The current deployment of bioenergy remains well below what is needed to achieve the energy transition, even though many technologies are available, and the modern use of biomass and liquid biofuels has been growing significantly in some regions. At the same time, billions of people still rely on the traditional and inefficient use of biomass for cooking and heating, affecting health and gender inequity, while leading to deforestation in many areas and adding to climate change. Modern bioenergy will need to increase significantly in all end uses. Accelerating progress will depend on tackling the traditional biomass use problem by facilitating a shift to alternative sustainable fuels, as well as developing more ambitious policy portfolios for modern biomass use, supported by investments.
Realising bioenergy’s role in the energy transition will be a major challenge. For policy makers, bioenergy is a complex area, involving a much wider range of stakeholders and issues than most other forms of renewable energy. It interacts with many other sectors, such as agriculture, forestry, environmental protection and waste management, and can have positive or potentially negative impacts if the supply chain is not managed properly. The potential sustainability risks of the bioenergy supply chain and its deployment are linked to land use, air pollution, water and soil quality, biodiversity, competition with food supply, and effects on indigenous communities and smallholders (see Figure S1).

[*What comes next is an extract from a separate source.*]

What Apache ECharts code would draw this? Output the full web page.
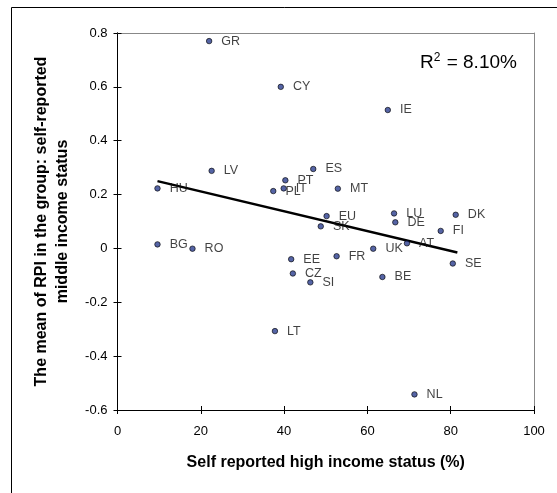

International trade of bioenergy has further increased the complexity of sustainability governance. Wood pellets, biodiesel and bioethanol are major commodities produced by countries in North and South America and Asia, while European countries are main destinations for most of these commodities to support their decarbonisation ambitions. Many drivers along the bioenergy trade have triggered the adoption of certifications and regulations and a wide range of stakeholders to address the sustainability issues.
Ensuring the sustainability of bioenergy along the supply chain, including most notably biomass feedstocks, is the most fundamental element of bioenergy policy making. The aim of this study is to assist policy makers in this complex area. While no one solution fits all, policies and measures should be contextualised and based on engagement with various stakeholders. The policy framework for sustainable bioenergy should consist of sustainability-based target setting and long-term planning, co-ordinated planning across departments, regulations, certification schemes and partnerships. Moreover, the Sustainable Development Goals (SDGs) can also be used to help bioenergy policy making (see Figure S2).